• TASK MATERIAL:
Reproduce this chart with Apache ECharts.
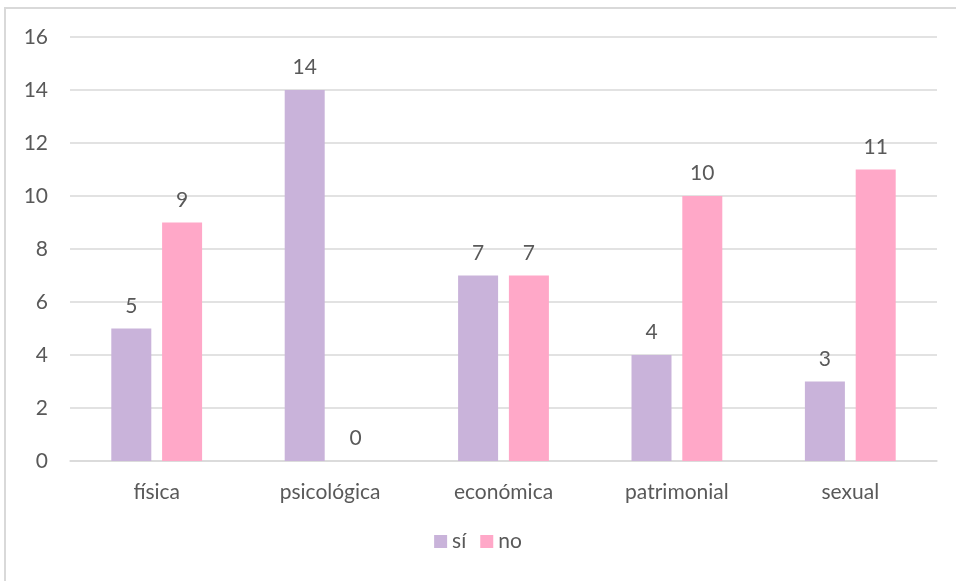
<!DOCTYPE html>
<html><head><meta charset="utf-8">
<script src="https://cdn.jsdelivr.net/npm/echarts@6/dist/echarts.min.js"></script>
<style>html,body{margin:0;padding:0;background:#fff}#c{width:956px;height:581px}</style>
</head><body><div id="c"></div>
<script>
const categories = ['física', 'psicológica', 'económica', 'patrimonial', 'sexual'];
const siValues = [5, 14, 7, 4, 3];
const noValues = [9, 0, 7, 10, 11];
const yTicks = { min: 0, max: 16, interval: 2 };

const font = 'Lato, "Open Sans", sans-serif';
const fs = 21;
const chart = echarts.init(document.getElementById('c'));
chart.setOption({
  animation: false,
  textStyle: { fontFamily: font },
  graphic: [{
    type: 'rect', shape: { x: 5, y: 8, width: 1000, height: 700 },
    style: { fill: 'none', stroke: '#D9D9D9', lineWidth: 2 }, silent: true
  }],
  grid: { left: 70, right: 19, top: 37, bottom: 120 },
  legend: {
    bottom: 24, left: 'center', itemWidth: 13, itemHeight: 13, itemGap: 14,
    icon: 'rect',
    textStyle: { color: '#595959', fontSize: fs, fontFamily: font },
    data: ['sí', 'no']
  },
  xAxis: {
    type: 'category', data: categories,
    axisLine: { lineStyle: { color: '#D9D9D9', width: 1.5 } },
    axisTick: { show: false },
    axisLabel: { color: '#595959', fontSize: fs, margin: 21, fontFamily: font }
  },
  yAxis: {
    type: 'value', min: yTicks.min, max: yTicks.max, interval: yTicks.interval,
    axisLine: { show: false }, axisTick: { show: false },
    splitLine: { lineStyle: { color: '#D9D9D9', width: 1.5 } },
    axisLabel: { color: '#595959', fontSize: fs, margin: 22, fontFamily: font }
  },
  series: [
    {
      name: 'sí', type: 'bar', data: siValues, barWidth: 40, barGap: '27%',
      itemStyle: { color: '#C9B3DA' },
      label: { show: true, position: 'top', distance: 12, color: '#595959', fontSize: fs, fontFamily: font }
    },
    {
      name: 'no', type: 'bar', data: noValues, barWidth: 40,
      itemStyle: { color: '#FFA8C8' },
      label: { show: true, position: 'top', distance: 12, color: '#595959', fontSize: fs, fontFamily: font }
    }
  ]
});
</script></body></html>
---
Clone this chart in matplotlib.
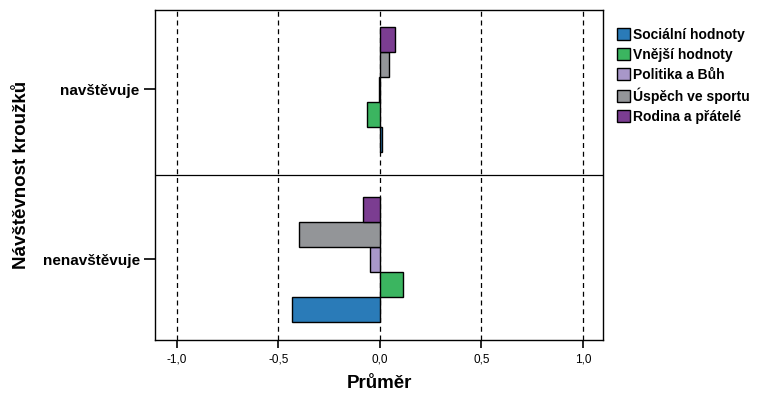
---
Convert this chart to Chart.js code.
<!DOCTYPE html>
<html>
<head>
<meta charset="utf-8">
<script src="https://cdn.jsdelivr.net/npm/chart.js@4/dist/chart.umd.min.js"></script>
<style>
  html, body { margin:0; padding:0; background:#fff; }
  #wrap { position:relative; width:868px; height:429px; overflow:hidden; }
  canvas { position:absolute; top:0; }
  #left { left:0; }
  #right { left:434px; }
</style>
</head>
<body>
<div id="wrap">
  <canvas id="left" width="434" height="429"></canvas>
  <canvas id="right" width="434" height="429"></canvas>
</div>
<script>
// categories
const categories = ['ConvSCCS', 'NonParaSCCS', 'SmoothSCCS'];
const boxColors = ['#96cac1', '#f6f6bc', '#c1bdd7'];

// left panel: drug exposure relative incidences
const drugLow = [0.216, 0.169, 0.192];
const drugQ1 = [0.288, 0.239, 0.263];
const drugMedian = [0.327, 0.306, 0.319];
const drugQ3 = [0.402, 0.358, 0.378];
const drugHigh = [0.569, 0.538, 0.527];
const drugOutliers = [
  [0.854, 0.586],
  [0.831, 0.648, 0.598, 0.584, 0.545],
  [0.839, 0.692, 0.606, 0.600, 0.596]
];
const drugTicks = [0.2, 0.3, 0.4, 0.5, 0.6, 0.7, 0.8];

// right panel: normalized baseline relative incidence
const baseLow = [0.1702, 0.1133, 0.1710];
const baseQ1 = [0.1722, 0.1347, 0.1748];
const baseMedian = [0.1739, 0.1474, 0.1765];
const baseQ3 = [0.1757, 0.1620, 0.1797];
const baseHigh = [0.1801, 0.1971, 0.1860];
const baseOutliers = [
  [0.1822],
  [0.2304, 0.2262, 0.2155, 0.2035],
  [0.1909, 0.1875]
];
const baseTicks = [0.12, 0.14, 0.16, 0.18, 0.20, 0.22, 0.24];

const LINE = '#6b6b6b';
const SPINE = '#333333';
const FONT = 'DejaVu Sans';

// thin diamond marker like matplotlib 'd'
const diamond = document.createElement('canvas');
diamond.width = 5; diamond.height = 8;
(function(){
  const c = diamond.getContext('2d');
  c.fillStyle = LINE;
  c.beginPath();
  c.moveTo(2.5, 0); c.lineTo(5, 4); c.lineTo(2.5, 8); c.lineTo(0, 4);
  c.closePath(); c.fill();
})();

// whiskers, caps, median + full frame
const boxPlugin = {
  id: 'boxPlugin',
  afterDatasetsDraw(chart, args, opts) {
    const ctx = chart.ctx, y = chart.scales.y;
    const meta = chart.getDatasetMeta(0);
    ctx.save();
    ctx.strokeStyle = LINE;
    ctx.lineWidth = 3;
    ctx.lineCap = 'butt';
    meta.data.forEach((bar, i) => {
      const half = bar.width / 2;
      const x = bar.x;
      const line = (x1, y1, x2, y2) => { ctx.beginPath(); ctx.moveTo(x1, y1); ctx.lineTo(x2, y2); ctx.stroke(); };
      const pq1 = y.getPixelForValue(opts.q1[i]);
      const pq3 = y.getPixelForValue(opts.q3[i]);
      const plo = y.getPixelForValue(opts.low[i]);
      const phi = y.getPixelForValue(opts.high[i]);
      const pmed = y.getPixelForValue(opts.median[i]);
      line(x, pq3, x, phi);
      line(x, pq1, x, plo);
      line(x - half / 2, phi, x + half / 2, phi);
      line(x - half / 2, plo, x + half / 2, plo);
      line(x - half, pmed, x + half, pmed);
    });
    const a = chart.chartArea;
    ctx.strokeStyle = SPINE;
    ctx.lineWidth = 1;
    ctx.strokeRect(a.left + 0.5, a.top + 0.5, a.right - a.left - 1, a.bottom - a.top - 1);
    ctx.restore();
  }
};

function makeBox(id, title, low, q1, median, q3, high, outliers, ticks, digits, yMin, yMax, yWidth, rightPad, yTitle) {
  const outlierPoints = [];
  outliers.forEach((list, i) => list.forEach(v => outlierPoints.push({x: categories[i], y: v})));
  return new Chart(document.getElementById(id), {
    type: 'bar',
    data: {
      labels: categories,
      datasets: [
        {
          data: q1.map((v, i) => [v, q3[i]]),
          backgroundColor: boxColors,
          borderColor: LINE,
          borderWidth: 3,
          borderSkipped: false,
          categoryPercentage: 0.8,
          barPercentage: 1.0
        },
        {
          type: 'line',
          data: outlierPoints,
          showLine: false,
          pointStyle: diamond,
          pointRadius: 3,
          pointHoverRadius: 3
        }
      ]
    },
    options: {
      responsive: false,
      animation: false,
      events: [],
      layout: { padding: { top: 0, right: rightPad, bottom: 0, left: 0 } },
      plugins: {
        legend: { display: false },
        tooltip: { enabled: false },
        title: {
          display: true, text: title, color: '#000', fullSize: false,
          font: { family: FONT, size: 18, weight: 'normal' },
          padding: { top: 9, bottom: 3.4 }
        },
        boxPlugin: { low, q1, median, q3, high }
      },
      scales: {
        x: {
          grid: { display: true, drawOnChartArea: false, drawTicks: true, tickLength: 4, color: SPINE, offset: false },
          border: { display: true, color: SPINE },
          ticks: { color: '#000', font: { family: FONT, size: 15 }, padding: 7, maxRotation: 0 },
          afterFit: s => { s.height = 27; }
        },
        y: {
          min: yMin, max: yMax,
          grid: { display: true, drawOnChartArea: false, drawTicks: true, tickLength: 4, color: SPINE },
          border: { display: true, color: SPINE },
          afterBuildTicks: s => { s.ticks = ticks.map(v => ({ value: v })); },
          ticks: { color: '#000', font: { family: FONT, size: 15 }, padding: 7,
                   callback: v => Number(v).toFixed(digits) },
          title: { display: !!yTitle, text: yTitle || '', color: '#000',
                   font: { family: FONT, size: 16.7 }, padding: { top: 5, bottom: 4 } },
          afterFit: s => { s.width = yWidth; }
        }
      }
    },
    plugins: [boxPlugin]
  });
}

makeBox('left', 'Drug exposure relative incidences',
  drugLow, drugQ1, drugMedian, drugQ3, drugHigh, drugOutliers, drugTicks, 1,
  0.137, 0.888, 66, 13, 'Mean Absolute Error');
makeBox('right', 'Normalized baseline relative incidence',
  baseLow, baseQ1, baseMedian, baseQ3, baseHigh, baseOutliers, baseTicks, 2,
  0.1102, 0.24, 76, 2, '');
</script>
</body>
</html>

• WHAT YOU WILL DO: Only the number is wanted: how many lines above include the word "matplotlib"?

• SOLUTION FOR THIS EXERCISE: 2